Brief:
Give again, word for word, each line from the top of the listing through the line that holds "0.938, 0.915, 0.938]".

Source material:
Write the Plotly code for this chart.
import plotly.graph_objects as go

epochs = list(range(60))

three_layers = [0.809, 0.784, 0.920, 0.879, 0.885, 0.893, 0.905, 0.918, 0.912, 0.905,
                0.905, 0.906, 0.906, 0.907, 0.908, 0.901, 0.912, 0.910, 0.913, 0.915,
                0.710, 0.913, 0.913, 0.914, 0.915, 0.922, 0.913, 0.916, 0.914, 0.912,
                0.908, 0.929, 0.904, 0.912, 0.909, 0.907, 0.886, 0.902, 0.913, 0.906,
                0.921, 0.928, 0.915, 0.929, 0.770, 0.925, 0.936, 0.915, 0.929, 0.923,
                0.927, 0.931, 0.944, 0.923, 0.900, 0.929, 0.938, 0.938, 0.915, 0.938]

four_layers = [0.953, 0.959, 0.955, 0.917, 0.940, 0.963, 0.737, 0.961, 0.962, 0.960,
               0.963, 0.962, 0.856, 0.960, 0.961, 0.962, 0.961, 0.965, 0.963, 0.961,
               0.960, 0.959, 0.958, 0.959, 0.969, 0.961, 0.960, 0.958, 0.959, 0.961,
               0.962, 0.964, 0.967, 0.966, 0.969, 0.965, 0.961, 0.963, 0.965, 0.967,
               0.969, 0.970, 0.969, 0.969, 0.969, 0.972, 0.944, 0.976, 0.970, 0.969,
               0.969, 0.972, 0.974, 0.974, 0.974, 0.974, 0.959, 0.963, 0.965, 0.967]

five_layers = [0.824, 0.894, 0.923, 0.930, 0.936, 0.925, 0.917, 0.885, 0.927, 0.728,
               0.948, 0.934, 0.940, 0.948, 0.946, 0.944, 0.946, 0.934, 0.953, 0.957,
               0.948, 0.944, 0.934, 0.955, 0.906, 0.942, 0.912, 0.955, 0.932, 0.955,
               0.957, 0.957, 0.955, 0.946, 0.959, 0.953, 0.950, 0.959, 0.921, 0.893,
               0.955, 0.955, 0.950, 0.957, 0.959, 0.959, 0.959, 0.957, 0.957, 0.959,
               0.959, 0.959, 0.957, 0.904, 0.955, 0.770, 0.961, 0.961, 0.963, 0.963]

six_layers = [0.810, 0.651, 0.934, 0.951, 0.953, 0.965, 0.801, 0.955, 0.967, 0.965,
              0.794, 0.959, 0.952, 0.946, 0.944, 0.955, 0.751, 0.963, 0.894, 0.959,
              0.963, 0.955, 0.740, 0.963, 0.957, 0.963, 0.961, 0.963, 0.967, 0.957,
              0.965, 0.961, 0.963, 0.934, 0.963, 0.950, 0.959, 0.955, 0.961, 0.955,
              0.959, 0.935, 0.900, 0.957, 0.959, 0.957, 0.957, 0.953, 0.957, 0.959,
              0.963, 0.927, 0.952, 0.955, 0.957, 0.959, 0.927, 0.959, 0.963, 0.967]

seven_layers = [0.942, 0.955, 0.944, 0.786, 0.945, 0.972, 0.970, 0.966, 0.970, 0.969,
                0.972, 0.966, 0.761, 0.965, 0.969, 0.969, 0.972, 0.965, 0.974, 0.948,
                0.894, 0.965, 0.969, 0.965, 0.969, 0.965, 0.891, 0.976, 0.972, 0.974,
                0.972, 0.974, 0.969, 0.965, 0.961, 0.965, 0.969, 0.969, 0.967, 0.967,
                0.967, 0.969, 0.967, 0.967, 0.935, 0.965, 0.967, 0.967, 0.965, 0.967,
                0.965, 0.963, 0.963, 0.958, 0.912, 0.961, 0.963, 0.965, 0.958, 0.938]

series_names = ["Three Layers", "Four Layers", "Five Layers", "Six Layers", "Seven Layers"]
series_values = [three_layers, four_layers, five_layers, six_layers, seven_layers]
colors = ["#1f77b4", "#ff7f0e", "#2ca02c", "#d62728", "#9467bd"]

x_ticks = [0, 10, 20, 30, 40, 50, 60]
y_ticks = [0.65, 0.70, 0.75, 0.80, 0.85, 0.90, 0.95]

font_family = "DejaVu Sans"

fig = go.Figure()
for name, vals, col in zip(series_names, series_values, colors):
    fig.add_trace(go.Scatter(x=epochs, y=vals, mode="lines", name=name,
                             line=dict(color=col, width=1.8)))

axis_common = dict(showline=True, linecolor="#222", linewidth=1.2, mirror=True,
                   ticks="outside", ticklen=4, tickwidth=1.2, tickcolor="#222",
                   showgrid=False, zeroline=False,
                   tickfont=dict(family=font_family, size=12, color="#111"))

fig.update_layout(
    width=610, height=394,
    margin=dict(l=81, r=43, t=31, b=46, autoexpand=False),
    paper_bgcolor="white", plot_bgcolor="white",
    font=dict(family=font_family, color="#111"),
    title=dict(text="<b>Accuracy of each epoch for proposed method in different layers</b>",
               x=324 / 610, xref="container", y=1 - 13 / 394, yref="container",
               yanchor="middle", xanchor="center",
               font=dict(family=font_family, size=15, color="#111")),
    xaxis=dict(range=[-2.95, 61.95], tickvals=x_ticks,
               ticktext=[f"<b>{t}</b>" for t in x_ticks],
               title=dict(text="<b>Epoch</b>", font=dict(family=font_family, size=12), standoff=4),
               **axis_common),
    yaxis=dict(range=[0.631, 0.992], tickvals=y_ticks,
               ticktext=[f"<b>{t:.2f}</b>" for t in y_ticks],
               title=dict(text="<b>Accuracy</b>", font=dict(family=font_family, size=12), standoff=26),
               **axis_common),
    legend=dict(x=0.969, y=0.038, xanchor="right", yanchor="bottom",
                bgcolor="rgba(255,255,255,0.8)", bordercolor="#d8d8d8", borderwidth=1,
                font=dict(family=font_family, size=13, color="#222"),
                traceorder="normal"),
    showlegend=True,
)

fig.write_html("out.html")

Result of the exercise:
Write the Plotly code for this chart.
import plotly.graph_objects as go

epochs = list(range(60))

three_layers = [0.809, 0.784, 0.920, 0.879, 0.885, 0.893, 0.905, 0.918, 0.912, 0.905,
                0.905, 0.906, 0.906, 0.907, 0.908, 0.901, 0.912, 0.910, 0.913, 0.915,
                0.710, 0.913, 0.913, 0.914, 0.915, 0.922, 0.913, 0.916, 0.914, 0.912,
                0.908, 0.929, 0.904, 0.912, 0.909, 0.907, 0.886, 0.902, 0.913, 0.906,
                0.921, 0.928, 0.915, 0.929, 0.770, 0.925, 0.936, 0.915, 0.929, 0.923,
                0.927, 0.931, 0.944, 0.923, 0.900, 0.929, 0.938, 0.938, 0.915, 0.938]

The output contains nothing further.